• Exercise description
Check each line of the records below and collect those that include the word "would".

[START]

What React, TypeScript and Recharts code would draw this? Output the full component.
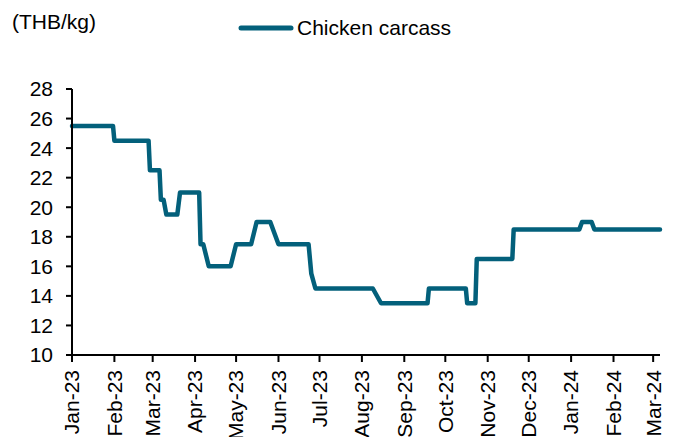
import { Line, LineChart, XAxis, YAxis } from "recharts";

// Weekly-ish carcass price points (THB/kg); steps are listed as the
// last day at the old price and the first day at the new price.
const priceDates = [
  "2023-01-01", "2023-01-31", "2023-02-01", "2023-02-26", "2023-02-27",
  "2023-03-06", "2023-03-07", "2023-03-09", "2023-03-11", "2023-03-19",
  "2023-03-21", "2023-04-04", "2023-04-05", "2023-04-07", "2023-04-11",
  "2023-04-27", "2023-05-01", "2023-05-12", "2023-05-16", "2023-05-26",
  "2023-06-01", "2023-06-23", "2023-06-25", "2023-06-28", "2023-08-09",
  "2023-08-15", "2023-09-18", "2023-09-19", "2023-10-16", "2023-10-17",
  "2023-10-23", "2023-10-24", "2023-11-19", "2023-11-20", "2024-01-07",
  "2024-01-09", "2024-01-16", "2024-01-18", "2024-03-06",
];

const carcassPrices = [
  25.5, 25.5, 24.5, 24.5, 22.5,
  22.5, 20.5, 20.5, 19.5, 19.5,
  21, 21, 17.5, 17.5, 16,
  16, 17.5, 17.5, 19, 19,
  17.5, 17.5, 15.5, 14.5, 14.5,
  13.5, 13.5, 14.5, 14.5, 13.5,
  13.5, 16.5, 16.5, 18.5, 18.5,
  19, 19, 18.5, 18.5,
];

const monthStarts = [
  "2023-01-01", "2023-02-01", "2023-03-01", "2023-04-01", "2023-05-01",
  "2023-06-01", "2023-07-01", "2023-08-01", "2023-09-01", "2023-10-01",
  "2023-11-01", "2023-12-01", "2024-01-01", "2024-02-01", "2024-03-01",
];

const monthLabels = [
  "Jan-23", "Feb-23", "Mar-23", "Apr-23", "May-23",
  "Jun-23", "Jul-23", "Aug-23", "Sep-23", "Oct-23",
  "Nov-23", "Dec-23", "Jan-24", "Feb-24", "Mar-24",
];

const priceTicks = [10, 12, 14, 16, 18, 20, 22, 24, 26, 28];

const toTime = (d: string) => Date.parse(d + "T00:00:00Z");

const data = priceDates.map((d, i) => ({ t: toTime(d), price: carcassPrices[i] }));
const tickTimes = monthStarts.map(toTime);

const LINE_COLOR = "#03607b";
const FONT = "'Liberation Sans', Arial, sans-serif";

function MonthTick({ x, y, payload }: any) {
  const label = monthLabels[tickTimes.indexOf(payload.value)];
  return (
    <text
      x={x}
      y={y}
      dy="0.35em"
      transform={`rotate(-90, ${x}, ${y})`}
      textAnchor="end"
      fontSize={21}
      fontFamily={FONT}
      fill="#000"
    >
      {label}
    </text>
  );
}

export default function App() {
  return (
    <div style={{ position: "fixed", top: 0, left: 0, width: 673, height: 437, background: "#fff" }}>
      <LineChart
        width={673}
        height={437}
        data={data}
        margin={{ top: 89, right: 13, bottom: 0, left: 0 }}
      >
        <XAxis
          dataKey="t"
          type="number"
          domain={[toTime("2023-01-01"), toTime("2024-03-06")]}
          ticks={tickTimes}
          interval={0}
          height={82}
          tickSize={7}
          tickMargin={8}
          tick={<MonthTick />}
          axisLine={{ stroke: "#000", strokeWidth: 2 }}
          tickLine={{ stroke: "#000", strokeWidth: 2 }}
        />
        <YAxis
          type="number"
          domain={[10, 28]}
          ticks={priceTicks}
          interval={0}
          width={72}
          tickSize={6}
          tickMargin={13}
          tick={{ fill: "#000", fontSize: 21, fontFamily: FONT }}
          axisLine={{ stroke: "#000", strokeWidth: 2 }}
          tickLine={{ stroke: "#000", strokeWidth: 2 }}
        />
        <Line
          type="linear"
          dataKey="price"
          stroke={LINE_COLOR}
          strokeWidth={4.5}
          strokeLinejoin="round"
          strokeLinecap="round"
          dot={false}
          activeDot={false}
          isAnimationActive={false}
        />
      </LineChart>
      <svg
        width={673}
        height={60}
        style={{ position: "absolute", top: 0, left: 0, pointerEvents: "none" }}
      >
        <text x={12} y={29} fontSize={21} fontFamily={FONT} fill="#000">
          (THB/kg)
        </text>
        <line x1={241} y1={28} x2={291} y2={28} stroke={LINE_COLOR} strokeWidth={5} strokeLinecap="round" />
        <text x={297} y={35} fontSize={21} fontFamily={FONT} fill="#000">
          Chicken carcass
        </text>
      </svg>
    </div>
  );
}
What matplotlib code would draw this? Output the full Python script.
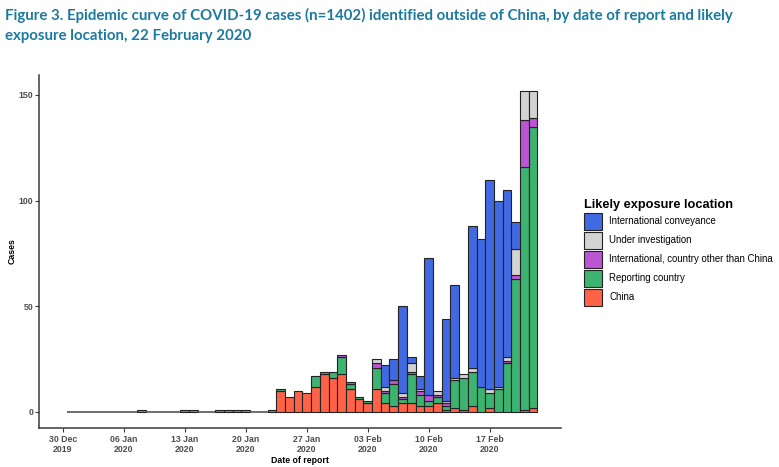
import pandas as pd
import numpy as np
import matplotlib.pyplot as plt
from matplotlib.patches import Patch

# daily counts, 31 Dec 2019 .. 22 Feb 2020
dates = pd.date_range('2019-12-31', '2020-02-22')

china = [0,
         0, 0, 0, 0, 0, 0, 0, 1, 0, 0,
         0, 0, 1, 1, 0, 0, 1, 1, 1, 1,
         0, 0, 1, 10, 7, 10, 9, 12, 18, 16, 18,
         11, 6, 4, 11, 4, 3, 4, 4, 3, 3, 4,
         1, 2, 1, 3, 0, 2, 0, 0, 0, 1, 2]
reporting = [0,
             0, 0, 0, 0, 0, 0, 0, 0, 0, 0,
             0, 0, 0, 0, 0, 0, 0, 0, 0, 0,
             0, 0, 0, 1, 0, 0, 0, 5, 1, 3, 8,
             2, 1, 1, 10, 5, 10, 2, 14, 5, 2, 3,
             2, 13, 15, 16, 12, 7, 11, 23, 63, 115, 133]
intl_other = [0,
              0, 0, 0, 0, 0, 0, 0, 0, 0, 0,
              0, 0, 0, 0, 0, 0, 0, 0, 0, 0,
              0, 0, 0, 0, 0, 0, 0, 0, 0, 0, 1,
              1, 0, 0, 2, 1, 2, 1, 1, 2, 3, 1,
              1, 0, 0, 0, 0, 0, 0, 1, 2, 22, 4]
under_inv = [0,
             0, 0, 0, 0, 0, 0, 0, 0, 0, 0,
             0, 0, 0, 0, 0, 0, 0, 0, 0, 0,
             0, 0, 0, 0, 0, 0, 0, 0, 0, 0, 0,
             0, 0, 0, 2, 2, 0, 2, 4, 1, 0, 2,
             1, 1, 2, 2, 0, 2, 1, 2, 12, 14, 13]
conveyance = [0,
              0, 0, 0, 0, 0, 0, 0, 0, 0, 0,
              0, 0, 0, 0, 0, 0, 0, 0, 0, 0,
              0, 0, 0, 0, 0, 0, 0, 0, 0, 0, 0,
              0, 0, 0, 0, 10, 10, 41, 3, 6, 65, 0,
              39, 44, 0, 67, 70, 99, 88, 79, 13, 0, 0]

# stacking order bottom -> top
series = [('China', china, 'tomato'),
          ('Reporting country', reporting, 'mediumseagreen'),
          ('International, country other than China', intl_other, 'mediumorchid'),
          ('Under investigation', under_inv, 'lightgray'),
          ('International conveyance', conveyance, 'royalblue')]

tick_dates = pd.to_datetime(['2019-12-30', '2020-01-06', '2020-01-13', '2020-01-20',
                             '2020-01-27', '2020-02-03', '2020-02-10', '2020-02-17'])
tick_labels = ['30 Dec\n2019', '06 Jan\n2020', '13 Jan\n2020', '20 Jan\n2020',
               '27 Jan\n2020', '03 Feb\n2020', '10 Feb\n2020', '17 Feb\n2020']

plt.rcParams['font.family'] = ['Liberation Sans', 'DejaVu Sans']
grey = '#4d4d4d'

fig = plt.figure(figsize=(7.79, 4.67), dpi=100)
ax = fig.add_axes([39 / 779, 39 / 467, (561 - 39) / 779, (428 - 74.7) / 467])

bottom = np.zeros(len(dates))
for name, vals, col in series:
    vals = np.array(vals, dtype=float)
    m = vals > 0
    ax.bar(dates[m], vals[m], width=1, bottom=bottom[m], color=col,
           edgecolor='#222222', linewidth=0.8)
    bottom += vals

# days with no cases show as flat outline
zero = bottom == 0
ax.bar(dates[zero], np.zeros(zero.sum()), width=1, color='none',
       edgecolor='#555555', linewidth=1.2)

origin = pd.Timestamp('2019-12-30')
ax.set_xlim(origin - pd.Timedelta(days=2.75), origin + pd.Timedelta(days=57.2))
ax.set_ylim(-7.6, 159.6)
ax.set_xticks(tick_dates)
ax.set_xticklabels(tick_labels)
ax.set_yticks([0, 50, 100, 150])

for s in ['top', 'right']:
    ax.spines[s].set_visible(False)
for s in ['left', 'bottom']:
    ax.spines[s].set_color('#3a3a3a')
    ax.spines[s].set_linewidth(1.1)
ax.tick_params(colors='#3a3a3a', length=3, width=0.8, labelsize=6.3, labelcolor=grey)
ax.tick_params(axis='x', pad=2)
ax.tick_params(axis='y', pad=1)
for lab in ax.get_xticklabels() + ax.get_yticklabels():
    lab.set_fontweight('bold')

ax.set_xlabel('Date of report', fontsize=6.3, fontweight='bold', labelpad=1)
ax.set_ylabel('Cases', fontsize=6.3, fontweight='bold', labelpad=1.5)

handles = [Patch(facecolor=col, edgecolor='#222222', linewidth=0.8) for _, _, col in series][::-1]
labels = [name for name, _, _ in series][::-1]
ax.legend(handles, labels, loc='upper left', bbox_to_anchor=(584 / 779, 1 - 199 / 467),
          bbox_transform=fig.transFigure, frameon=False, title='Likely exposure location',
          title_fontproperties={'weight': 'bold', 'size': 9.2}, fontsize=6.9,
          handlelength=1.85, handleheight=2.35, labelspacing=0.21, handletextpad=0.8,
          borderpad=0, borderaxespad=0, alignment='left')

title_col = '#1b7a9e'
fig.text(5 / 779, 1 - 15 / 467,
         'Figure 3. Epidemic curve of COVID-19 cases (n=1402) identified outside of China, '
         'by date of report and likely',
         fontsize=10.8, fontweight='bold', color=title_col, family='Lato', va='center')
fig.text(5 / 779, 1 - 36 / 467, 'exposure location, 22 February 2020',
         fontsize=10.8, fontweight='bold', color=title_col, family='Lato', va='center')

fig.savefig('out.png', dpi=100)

[END]

• The output
What React, TypeScript and Recharts code would draw this? Output the full component.
What matplotlib code would draw this? Output the full Python script.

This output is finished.